Publication information
- Publisher: Marvel Comics
- First appearance: (Petrovna): The Incredible Hulk vol. 2 #186 (April 1975) (Larionov): Rom #44 (July 1983)
- Created by: (Petrovna): Len Wein and Herb Trimpe (Larionov): Bill Mantlo and Sal Buscema

In-story information
- Alter ego: Kirov Petrovna Gregori Larionov
- Species: Human
- Team affiliations: Soviet Super-Soldiers
- Notable aliases: (Petrovna): Peter Kirkman

= Devastator (comics) =

Marvel comic book characters

Devastator is a name used by three fictional characters appearing in American comic books published by Marvel Comics.
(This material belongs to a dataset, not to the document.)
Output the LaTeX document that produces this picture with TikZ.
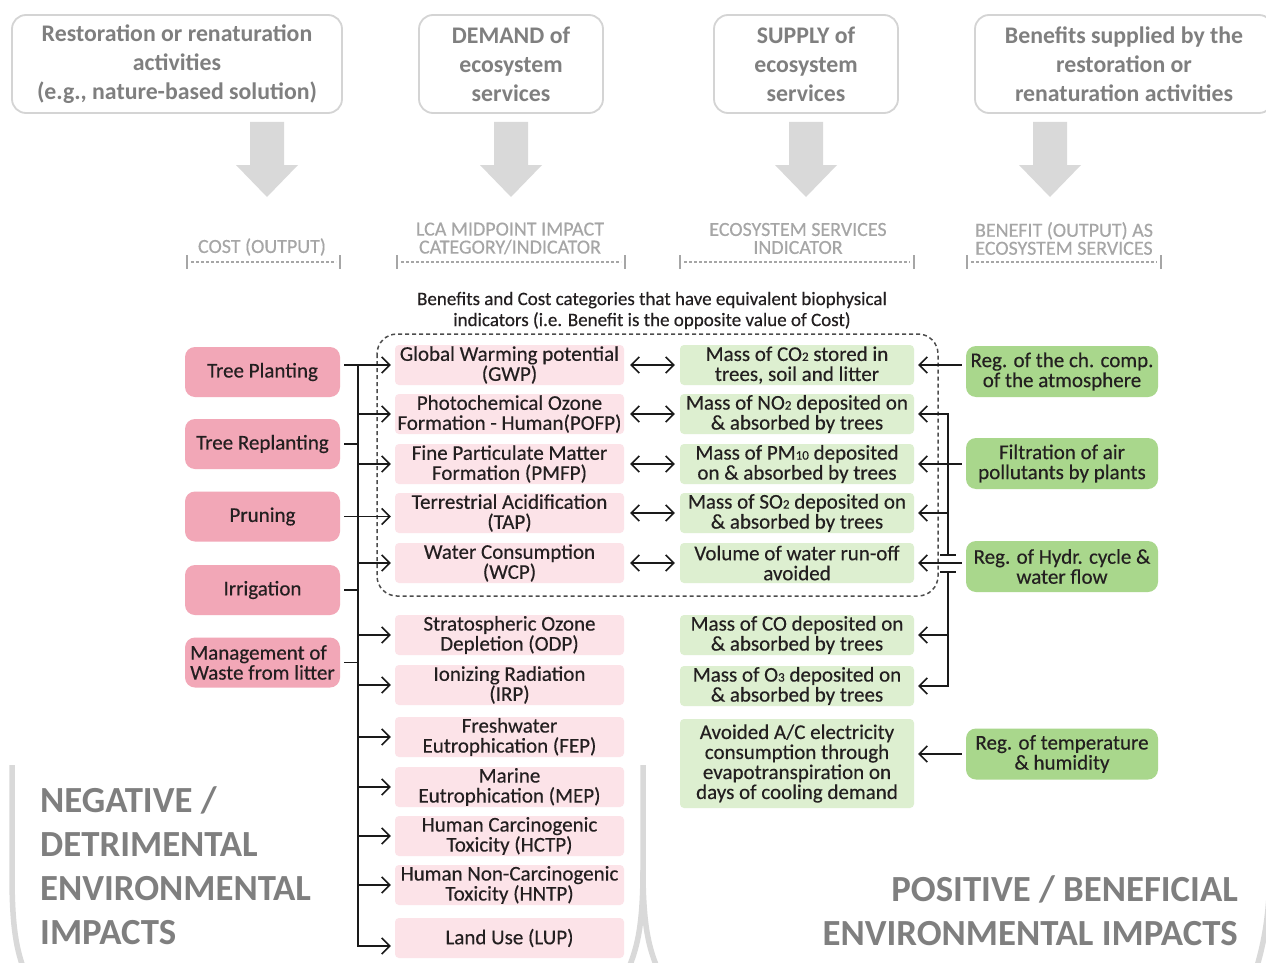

==Fictional character biography==

===Devastator (Kirov Petrovna)===
The first Devastator is Kirov Petrovna, a Soviet officer and spy who utilizes a suit of power armor designed by the Gremlin. As Devastator, Petrovna infiltrates the Hulkbuster base in New Mexico and attempts to destroy it. During an ensuing battle with the Hulk, Devastator is killed when the Hulk redirects his energy back into his suit, incinerating him.
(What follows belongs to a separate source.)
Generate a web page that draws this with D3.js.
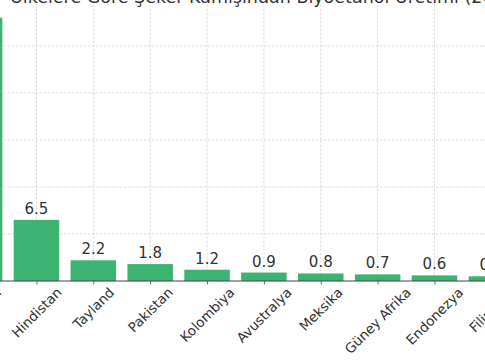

===Devastator (Gregori Larionov)===
The second Devastator is Gregori Larionov, a Soviet officer who utilizes a version of the Devastator suit re-built by Soviet scientists using Gremlin's notes. After Gremlin defects to the United States, Larionov and the Soviet Super-Troopers are sent to kill him. Devastator is defeated by Gremlin, Rom, and Starshine, and his satellite power source is destroyed.

===Unnamed Devastator===
In Avengers World, a third, unnamed Devastator appears as a member of S.P.E.A.R.'s Ascendants.

==Powers and abilities==
The Devastator power armor was designed by the Gremlin. This full body armor is equipped with electronic devices which absorb microwave energy and can convert it for use as blasts of heat or concussive force. Its solar powered boot jets enable the wearer to fly at just under Mach 1, with range limited only by available light and the suit's three-hour battery reserve. The gauntlets contain microwave projectors that generate devastating force blasts. Because the battle-suit draws power from microwave energy beamed down from a satellite located in geosynchronous orbit, the suit's wearer must maintain a line-of-sight position relative to the satellite to avoid sudden power cut-off. The satellite itself was protected by ECMs which rendered it invisible to conventional modes of detection.

The second Devastator also possesses extensive hand-to-hand combat training, while the original possessed limited hand-to-hand combat training.